Unnötige Steine vermeiden
Das soll nicht bedeuten, dass die SNB-Ausgangslage ohne solche Äusserungen eine einfache gewesen wäre, meint Brivio. Er konzediert: «Die Ausübung des Mandats zur Wahrung der Preisstabilität in einem den Franken begünstigenden Umfeld und die gleichzeitigen Währungsmanipulator-Vorwürfe aus den USA strapazieren die geldpolitischen Möglichkeiten aufs Äusserste.
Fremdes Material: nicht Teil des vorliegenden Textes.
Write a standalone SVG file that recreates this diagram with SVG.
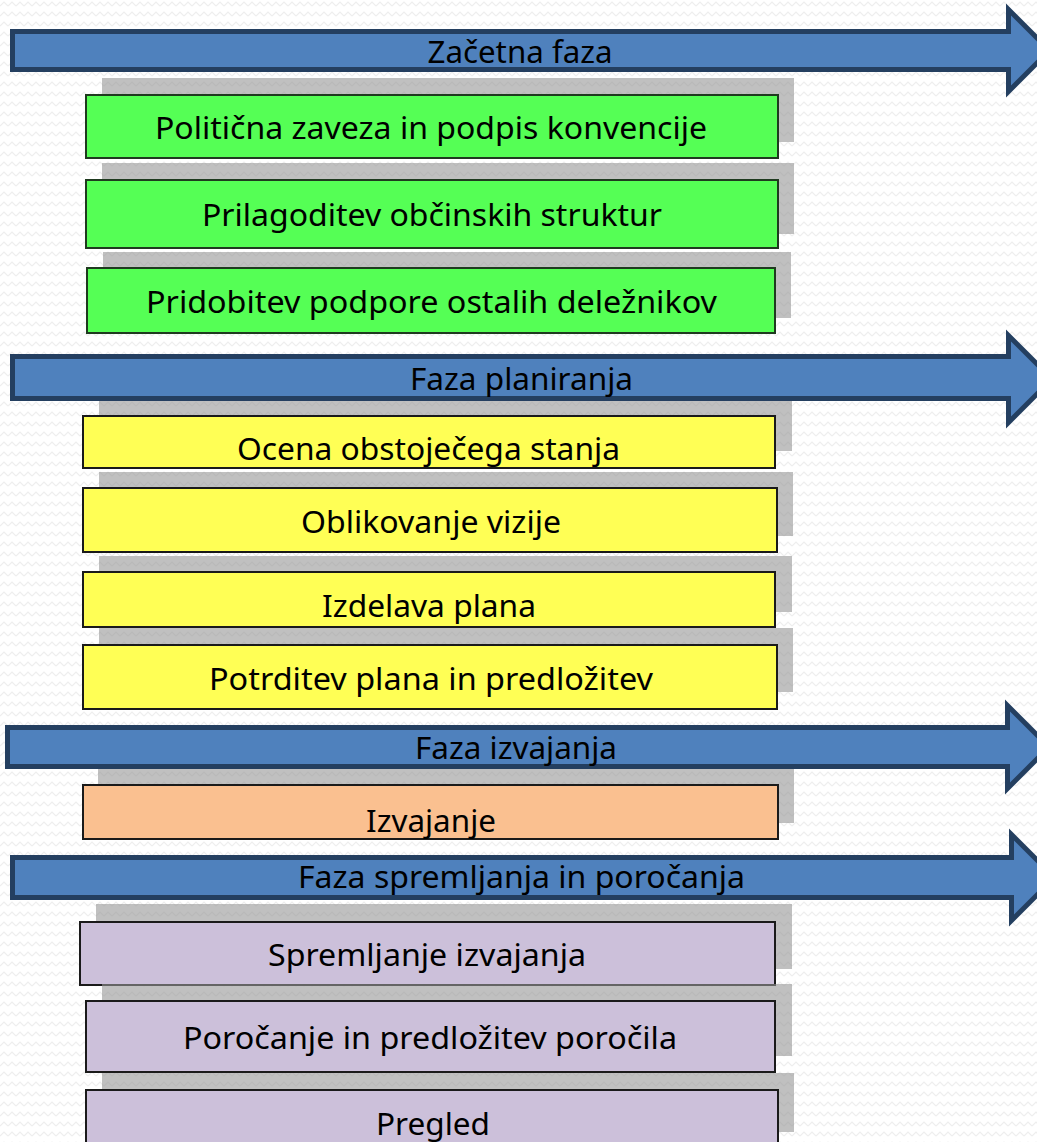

Da zudem auch die Glaubwürdigkeit – mitunter das höchste Gut einer Notenbank – aufrechterhalten werden muss, grenzt diese Aufgabe an die berühmte Quadratur des Kreises.»

Umso wichtiger sei es, dass sich die SNB mit ihrer Rhetorik zwischen ihren Sitzungen nicht noch selbst Steine in den Weg legt. «Befeuert die SNB nicht erneut Spekulationen über einen negativen Leitzins, dürfte sie trotz nicht so schnell verschwindendem Deflationsdruck um ein erneutes Negativzinsregime herumkommen», so Brivio. «Da ein solches mit erheblichen Kollateralschäden verbunden wäre – Schmälerung von Pensionskassenrenditen, Bestrafung der Kleinsparer, Fehlallokation oder zusätzliche Befeuerung der Immobilienpreise –, hat die SNB alles Interesse daran, die Null-Prozentmarke nicht zu unterschreiten. Wir rechnen daher damit, dass die Währungshüter in ihrer Kommunikation zurückhaltender agieren werden, und erwarten dementsprechend bis auf Weiteres ein Verharren des Leitzinses bei null Prozent.»